**GOAL**
Pick out the lines containing "with".

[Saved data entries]
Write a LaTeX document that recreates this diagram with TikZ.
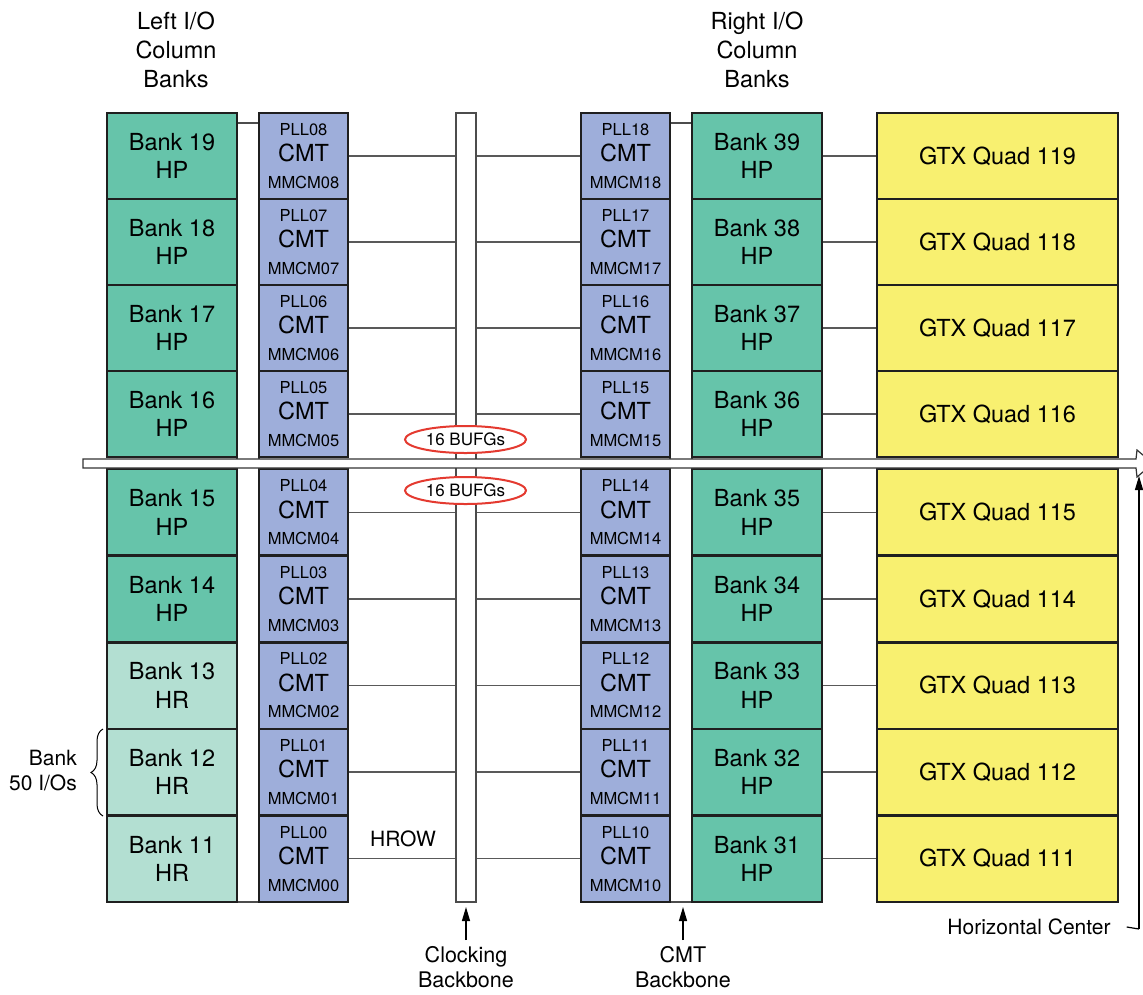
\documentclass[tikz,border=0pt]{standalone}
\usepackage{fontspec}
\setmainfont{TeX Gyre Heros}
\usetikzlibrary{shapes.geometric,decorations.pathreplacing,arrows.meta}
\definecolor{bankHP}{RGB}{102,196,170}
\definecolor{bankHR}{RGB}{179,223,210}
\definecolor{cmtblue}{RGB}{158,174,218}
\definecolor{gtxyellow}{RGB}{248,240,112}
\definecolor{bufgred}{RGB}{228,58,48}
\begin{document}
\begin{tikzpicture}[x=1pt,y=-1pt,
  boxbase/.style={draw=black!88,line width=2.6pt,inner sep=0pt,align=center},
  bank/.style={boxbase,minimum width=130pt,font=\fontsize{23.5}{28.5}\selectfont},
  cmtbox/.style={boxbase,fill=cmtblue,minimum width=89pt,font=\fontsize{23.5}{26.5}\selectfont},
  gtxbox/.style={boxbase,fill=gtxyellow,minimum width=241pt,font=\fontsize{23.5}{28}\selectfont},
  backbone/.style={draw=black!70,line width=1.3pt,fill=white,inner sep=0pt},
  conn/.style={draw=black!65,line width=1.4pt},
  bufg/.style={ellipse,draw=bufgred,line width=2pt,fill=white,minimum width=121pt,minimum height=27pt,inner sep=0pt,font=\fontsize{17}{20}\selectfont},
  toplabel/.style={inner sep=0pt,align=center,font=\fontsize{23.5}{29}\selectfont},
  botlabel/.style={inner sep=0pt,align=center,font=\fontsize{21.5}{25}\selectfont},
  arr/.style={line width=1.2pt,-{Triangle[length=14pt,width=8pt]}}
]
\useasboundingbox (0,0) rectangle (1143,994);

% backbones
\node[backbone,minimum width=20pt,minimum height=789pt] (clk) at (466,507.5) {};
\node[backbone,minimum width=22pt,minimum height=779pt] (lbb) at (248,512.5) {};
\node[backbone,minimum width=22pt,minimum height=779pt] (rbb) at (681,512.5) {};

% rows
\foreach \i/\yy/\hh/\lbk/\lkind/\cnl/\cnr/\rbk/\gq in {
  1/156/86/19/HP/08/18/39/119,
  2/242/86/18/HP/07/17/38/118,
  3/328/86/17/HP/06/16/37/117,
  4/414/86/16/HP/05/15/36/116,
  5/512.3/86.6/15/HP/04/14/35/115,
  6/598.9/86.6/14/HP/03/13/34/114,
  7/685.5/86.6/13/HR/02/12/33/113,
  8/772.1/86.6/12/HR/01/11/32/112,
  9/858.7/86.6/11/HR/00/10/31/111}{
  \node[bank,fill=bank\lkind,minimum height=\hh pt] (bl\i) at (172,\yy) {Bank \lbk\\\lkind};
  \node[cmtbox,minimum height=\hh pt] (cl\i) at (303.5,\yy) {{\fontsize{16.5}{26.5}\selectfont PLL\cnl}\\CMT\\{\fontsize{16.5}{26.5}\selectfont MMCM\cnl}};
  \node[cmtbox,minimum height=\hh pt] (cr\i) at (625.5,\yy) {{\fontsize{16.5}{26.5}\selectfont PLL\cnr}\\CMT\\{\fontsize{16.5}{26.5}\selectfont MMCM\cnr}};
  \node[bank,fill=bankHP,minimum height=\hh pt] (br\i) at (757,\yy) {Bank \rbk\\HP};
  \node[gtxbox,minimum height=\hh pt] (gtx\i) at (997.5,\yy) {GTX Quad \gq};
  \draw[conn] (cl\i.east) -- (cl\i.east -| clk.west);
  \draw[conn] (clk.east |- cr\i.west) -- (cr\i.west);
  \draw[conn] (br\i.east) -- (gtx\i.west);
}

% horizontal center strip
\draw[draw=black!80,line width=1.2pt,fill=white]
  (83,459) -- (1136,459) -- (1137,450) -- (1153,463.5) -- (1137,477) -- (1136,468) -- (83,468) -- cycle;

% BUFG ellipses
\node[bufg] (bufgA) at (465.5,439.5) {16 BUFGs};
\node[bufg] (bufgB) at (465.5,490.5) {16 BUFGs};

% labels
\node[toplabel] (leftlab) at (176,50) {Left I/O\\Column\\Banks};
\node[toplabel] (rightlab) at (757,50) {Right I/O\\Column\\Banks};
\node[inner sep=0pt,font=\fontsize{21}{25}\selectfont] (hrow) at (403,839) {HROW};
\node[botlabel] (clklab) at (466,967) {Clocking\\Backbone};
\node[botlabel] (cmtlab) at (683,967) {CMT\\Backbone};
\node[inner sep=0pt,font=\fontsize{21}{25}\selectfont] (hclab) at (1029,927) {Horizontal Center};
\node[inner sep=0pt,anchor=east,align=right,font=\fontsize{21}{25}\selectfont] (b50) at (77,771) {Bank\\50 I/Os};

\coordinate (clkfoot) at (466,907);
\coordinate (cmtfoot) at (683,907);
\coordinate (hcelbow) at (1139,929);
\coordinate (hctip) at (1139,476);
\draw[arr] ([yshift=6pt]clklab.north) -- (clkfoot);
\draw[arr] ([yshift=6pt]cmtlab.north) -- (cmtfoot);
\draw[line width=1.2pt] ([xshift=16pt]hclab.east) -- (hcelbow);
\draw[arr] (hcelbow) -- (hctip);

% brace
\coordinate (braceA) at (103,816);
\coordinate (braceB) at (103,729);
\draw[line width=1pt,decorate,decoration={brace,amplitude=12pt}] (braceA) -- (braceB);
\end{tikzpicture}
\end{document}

==

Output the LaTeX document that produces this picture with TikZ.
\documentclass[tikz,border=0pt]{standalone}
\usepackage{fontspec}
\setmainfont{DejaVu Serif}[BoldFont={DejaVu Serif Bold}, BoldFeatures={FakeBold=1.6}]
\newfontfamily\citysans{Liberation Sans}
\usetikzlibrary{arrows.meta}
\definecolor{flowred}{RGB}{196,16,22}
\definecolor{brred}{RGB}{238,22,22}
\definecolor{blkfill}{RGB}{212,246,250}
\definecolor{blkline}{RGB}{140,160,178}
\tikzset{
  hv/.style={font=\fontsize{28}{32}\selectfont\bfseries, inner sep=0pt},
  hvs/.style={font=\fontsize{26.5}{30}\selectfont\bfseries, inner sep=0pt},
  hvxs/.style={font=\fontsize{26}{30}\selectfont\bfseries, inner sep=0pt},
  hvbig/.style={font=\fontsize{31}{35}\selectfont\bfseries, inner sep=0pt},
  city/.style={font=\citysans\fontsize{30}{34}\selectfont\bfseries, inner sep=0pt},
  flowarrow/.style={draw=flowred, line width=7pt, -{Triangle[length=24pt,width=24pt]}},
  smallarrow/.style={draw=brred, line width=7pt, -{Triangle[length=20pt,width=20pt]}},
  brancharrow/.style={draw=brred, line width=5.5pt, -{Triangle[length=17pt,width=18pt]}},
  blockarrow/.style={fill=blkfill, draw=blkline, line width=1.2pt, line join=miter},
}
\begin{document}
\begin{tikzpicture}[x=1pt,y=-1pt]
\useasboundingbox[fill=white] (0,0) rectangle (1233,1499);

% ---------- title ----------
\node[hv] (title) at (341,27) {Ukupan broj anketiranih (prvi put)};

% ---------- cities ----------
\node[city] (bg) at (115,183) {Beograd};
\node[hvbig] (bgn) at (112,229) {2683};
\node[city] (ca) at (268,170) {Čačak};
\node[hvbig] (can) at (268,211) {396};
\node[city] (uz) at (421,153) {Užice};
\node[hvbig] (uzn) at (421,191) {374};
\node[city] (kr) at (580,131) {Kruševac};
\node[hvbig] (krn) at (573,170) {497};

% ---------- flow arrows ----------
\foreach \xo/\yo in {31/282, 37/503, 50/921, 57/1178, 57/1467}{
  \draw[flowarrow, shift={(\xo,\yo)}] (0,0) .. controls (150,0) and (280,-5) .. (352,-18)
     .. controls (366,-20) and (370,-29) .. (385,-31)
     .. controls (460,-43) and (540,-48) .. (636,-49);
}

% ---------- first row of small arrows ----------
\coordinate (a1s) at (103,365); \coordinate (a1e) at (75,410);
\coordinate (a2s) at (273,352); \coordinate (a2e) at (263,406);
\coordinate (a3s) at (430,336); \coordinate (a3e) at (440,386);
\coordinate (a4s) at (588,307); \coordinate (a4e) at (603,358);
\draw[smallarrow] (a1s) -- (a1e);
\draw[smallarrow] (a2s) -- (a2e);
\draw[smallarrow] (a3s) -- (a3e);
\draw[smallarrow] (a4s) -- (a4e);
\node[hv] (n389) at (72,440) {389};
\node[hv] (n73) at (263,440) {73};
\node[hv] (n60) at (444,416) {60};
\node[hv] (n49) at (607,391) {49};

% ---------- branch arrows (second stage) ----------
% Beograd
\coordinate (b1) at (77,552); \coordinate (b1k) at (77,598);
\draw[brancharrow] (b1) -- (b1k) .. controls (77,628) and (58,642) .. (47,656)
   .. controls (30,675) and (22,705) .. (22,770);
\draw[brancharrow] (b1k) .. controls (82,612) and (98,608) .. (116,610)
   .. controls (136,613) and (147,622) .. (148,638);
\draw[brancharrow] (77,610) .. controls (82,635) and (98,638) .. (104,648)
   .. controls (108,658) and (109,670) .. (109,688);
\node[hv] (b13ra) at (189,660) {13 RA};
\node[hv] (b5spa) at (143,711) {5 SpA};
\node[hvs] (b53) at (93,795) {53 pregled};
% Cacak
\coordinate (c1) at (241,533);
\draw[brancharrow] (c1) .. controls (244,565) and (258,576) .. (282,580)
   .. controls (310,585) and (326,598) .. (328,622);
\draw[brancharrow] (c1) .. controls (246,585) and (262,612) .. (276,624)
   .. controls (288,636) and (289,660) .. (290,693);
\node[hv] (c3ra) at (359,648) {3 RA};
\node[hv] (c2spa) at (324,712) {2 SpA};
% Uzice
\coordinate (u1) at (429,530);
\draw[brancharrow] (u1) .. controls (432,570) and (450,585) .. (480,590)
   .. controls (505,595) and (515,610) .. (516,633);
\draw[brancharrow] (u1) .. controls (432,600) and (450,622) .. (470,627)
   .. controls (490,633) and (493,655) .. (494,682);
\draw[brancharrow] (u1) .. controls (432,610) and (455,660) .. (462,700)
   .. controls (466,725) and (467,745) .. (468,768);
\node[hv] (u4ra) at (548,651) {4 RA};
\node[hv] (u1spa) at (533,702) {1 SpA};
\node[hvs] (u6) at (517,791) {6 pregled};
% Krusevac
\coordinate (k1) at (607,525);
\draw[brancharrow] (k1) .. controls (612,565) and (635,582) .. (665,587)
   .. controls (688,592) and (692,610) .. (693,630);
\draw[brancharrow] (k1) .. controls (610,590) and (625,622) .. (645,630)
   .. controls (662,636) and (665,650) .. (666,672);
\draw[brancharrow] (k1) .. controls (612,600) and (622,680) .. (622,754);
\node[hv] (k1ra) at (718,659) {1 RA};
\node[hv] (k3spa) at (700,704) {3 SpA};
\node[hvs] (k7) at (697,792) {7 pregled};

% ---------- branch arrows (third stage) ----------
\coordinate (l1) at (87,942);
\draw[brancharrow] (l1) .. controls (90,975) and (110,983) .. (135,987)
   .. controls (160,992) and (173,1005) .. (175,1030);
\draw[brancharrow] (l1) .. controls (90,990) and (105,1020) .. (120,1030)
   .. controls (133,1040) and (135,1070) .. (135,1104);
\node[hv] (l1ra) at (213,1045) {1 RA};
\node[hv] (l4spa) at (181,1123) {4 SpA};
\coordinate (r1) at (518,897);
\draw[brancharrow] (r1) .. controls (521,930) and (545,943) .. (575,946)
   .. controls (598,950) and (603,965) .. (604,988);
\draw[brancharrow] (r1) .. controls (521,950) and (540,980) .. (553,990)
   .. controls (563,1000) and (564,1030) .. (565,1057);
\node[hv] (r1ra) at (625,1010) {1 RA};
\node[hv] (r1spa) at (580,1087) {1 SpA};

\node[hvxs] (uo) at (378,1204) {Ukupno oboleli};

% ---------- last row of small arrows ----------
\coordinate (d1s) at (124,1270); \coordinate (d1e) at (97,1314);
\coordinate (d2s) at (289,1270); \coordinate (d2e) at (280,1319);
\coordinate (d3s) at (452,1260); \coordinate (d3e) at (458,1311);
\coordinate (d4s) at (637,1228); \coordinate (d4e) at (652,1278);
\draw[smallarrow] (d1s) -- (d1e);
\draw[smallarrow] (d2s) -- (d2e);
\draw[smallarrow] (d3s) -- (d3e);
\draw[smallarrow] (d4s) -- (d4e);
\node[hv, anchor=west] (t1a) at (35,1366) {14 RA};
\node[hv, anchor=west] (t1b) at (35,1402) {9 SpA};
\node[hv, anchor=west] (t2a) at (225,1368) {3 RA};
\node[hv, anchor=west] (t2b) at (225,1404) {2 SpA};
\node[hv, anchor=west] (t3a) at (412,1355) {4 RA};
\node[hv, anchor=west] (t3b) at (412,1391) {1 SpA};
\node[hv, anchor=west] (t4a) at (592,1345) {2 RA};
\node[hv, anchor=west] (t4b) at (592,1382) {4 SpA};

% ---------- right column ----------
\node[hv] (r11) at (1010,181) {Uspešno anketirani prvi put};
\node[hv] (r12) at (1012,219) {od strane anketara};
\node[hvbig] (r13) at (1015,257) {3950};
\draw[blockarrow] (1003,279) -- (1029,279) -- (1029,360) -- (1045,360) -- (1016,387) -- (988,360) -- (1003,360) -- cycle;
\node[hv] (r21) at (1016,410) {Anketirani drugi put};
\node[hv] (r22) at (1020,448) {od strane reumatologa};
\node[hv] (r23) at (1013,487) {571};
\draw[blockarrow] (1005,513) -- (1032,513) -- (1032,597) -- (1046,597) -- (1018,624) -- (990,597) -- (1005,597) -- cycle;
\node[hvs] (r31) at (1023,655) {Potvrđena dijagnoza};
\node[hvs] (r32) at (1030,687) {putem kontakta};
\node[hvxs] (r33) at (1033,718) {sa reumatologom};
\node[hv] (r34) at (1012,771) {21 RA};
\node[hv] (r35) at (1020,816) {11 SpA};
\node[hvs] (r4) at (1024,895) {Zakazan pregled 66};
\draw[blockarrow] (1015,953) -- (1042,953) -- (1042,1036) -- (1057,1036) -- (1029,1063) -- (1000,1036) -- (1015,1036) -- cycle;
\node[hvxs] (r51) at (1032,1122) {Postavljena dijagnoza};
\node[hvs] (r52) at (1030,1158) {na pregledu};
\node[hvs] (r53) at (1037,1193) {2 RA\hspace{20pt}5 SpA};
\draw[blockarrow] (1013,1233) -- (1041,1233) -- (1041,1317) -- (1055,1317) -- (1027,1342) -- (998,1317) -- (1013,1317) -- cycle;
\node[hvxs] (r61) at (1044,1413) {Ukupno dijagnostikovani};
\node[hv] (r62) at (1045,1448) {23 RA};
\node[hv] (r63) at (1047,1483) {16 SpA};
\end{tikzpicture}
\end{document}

**FINAL ANSWER**
Write a LaTeX document that recreates this diagram with TikZ.
Output the LaTeX document that produces this picture with TikZ.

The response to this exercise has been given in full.